Pride of place goes to the Duomo di Sant’Andrea, fronted by a gorgeous and intricately patterned 12th-century facade. Founded in the ninth century, the church’s subsequent alterations have spared the beauty of its principal glory, the main portal’s 1lth-century Byzantine bronze doors. Next to the church lies the Choistro del Paradiso (1268), or Cloisters of Paradise, whose somber Romanesque tone is enlivened by the Arab elements in its sinuous columns.
You can escape much of the hustle by hiking into the hills above town. Consult the visitor center for more details, or take the popular walk along the Valle dei Mulini, a steep-sided ravine dotted with ruined watermills—mulini—once used to make paper, an industry for which Amalfi was, and still is, famous. The small Museo della Carta offers displays related to the industry.

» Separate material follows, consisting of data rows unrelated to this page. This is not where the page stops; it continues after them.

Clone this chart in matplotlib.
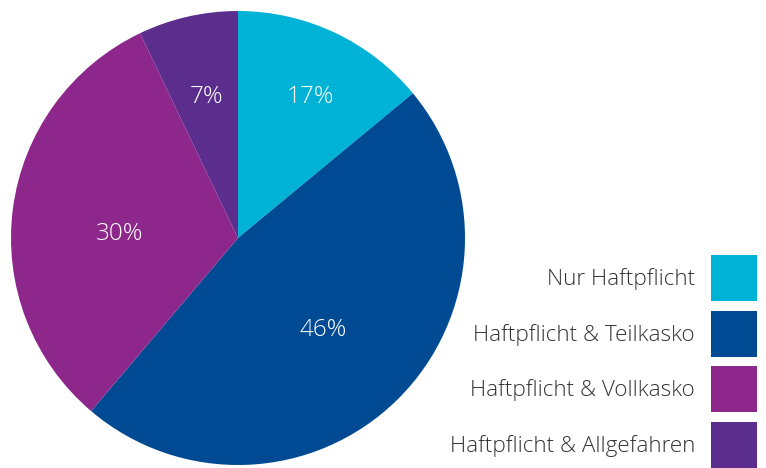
import matplotlib
matplotlib.use("Agg")
import matplotlib.pyplot as plt
from matplotlib.patches import Rectangle

categories = ["Nur Haftpflicht", "Haftpflicht & Teilkasko",
              "Haftpflicht & Vollkasko", "Haftpflicht & Allgefahren"]
shares = [14.0, 47.2, 31.7, 7.1]          # slice sizes as drawn
pct_labels = ["17%", "46%", "30%", "7%"]   # printed labels
colors = ["#00B3D6", "#004A93", "#8E278C", "#5B2E8E"]

# label positions inside the pie (axes data units, radius 1)
label_pos = [(0.32, 0.62), (0.374, -0.406), (-0.52, 0.016), (-0.14, 0.62)]

plt.rcParams["font.family"] = ["Open Sans", "DejaVu Sans"]

W, H = 766, 468
fig = plt.figure(figsize=(W / 100, H / 100), dpi=100)

cx, cy, r = 238, 238, 227
ax = fig.add_axes([(cx - r) / W, (H - cy - r) / H, 2 * r / W, 2 * r / H])
ax.pie(shares, colors=colors, startangle=90, counterclock=False,
       radius=1.0, wedgeprops=dict(linewidth=0))
ax.set_xlim(-1, 1)
ax.set_ylim(-1, 1)
ax.set_aspect("auto")
ax.axis("off")
for (x, y), t in zip(label_pos, pct_labels):
    ax.text(x, y, t, ha="center", va="center", color="white",
            fontsize=17.5, fontweight="light")

# legend in pixel coordinates
lg = fig.add_axes([0, 0, 1, 1], facecolor="none")
lg.set_xlim(0, W)
lg.set_ylim(H, 0)
lg.axis("off")
row_y = [278, 334, 389, 445]
for yc, c, lab in zip(row_y, colors, categories):
    lg.add_patch(Rectangle((711, yc - 23), 46, 46, color=c, lw=0))
    lg.text(695, yc + 1, lab, ha="right", va="center", color="#333333",
            fontsize=16.2, fontweight="light")

fig.savefig("out.png", dpi=100)
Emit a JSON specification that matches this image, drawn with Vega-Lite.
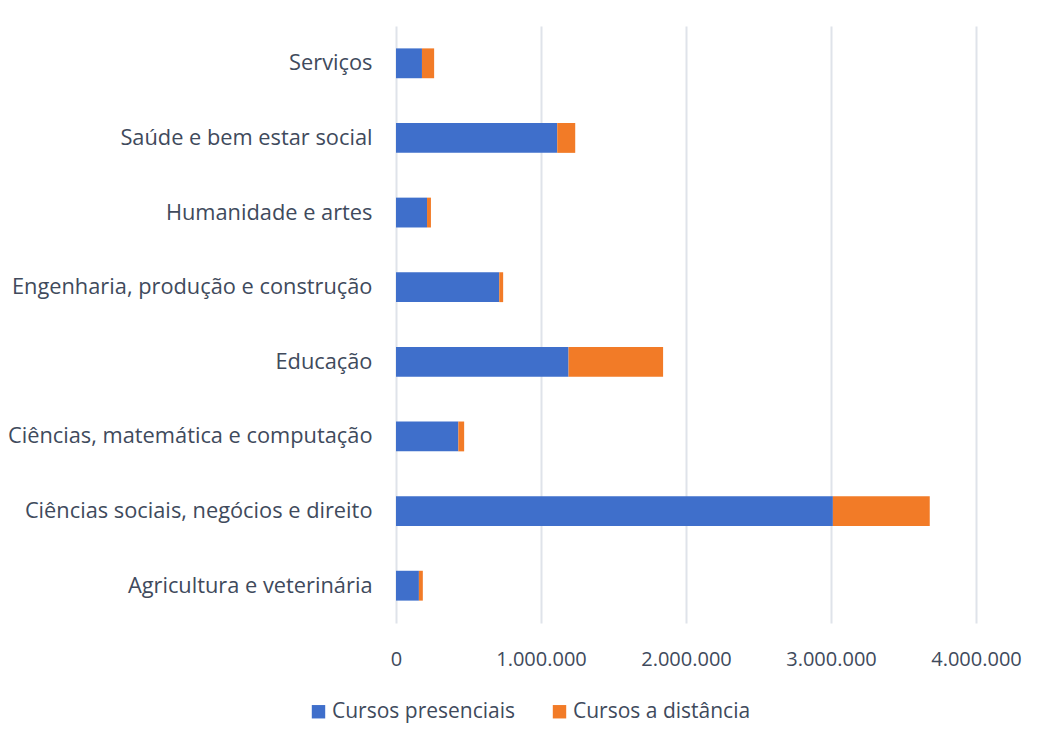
{
  "$schema": "https://vega.github.io/schema/vega-lite/v6.json",
  "width": 580,
  "height": 597,
  "autosize": {"type": "none"},
  "padding": {"left": 396, "top": 26, "right": 67, "bottom": 108},
  "background": "white",
  "config": {
    "locale": {"number": {"decimal": ",", "thousands": ".", "grouping": [3], "currency": ["R$", ""]}},
    "view": {"stroke": null},
    "font": "Open Sans"
  },
  "data": {
    "values": [
      {"area": "Serviços", "tipo": "Cursos presenciais", "ord": 1, "valor": 179000},
      {"area": "Serviços", "tipo": "Cursos a distância", "ord": 2, "valor": 84000},
      {"area": "Saúde e bem estar social", "tipo": "Cursos presenciais", "ord": 1, "valor": 1112000},
      {"area": "Saúde e bem estar social", "tipo": "Cursos a distância", "ord": 2, "valor": 124000},
      {"area": "Humanidade e artes", "tipo": "Cursos presenciais", "ord": 1, "valor": 214000},
      {"area": "Humanidade e artes", "tipo": "Cursos a distância", "ord": 2, "valor": 27000},
      {"area": "Engenharia, produção e construção", "tipo": "Cursos presenciais", "ord": 1, "valor": 712000},
      {"area": "Engenharia, produção e construção", "tipo": "Cursos a distância", "ord": 2, "valor": 27000},
      {"area": "Educação", "tipo": "Cursos presenciais", "ord": 1, "valor": 1190000},
      {"area": "Educação", "tipo": "Cursos a distância", "ord": 2, "valor": 652000},
      {"area": "Ciências, matemática e computação", "tipo": "Cursos presenciais", "ord": 1, "valor": 430000},
      {"area": "Ciências, matemática e computação", "tipo": "Cursos a distância", "ord": 2, "valor": 40000},
      {"area": "Ciências sociais, negócios e direito", "tipo": "Cursos presenciais", "ord": 1, "valor": 3013000},
      {"area": "Ciências sociais, negócios e direito", "tipo": "Cursos a distância", "ord": 2, "valor": 668000},
      {"area": "Agricultura e veterinária", "tipo": "Cursos presenciais", "ord": 1, "valor": 158000},
      {"area": "Agricultura e veterinária", "tipo": "Cursos a distância", "ord": 2, "valor": 27000}
    ]
  },
  "mark": {"type": "bar"},
  "encoding": {
    "y": {
      "field": "area",
      "type": "nominal",
      "sort": ["Serviços", "Saúde e bem estar social", "Humanidade e artes", "Engenharia, produção e construção", "Educação", "Ciências, matemática e computação", "Ciências sociais, negócios e direito", "Agricultura e veterinária"],
      "scale": {"paddingInner": 0.6, "paddingOuter": 0.3},
      "axis": {
        "title": null,
        "domain": false,
        "ticks": false,
        "labelPadding": 24,
        "labelFontSize": 21.8,
        "labelColor": "#404a5c",
        "labelLimit": 400
      }
    },
    "x": {
      "field": "valor",
      "type": "quantitative",
      "stack": "zero",
      "scale": {"domain": [0, 4000000]},
      "axis": {
        "title": null,
        "values": [0, 1000000, 2000000, 3000000, 4000000],
        "format": ",d",
        "domain": false,
        "ticks": false,
        "labelPadding": 26,
        "labelFontSize": 20,
        "labelColor": "#404a5c",
        "gridColor": "#dfe3ea",
        "gridWidth": 2,
        "labelFlush": false
      }
    },
    "color": {
      "field": "tipo",
      "type": "nominal",
      "scale": {"domain": ["Cursos presenciais", "Cursos a distância"], "range": ["#3f6fcb", "#f27b27"]},
      "legend": {
        "title": null,
        "orient": "none",
        "direction": "horizontal",
        "legendX": -88,
        "legendY": 675,
        "symbolType": "square",
        "symbolSize": 180,
        "symbolStrokeWidth": 0,
        "labelFontSize": 21,
        "labelColor": "#404a5c",
        "labelLimit": 400,
        "columnPadding": 33,
        "labelOffset": 3
      }
    },
    "order": {"field": "ord", "type": "quantitative"}
  }
}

West from Amalfi, the increasingly spectacular corniche road passes Grotta dello Smeraldo,a marine cave of luminous emerald waters that you can visit by boat, elevator, or rock-cut steps. Just beyond it, the road passes the Vallone di Furore, one of the coast’s most impressive gorges (worth exploring on foot), before arriving at the villages of Praiano and Positano, two more smart and majestically situated villages. From here the road runs around the tip of the peninsula to Sorrento, a popular package tour resort, although none the worse for that. Other roads to Sorrento and the peninsula’s northern coast— notably the SS366 from Vettica Minore near Amalfi—provide firsthand views of the interior’s beautiful Lattari mountains.